= Wraparound (film and television media) =

Television or film segment used to frame or package other content

Wraparound, wraparound segment, or wraparound program (also styled wrap-around) is a term in film and television for short connecting media that either form a frame story (often around an anthology’s individual parts), hosts context for the primary media, or serves to package or bridge longer media using interstitials.

== Framing device ==

In narrative media, a wraparound (sometimes "wraparound tale") can be a narrative container that opens, links, and/or closes one or more stories. For example:

- Portmanteau films, particularly with a story within a story that connects otherwise standalone segments. For example, The V/H/S franchise
- Clip shows commonly employ a wraparound narrative, functioning as the episode’s flashback framing device
- Small changes for localized narrative; for instance Fraggle Rock was designed with modular human-world wraparound segments that could be re-shot with local casts, sets, and context; international versions replaced the U.S. wraparounds featuring Doc and his dog Sprocket with locally produced inserts such as a lighthouse keeper in the U.K. and a retired baker in France. Wraparound content is limited scope, in contrast to hybrid off-market splicing or recombination which fundamentally changes the narrative in important ways, as with Power Rangers and Robotech.

== Interstitial programming ==

In broadcast theory, wraparound can also refer to interstitial; the “bits in between” programs (promos, trailers, idents, etc.), that are not diegetic story frames inside a program.

A wraparound can be brief non-narrative hosted or thematic interstitials that surround or bridge longer programming blocks.

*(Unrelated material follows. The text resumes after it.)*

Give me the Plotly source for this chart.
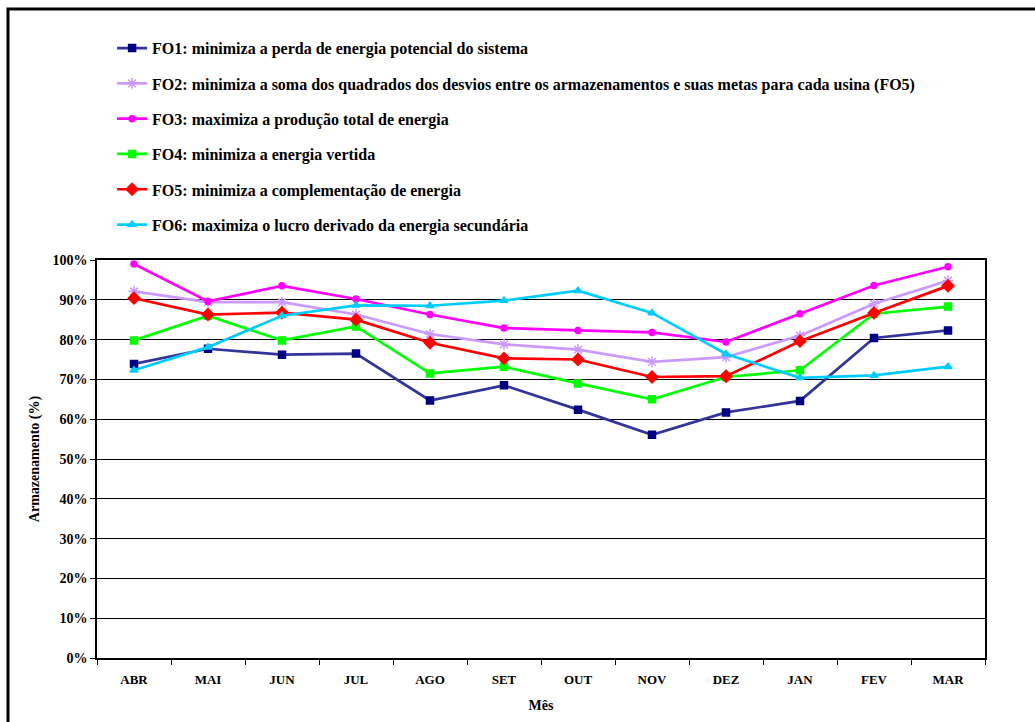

An example would be The Twilight Zone series creator Rod Serling’s on-camera introductions and closing narrations that bookend each episode, or sports and news outlets use wraparounds for studio shows that bookend live events. Short hosted bridges are also used to repackage films for alternate formats like cable and pay-per-view, with new content recorded by a host to introduce or contextualize the features. Wraparounds can additionally describe discussion blocks around a film or special.

Broadcasts of the National Football League in the United Kingdom have often featured additional studio analysis segments due to differences in commercial time between British and American television; in 2025, 5 introduced an entertainment-oriented pre-game and interstitial show known as NFL Big Game Night as part of its broadcasts, which have featured game show segments during portions of the game.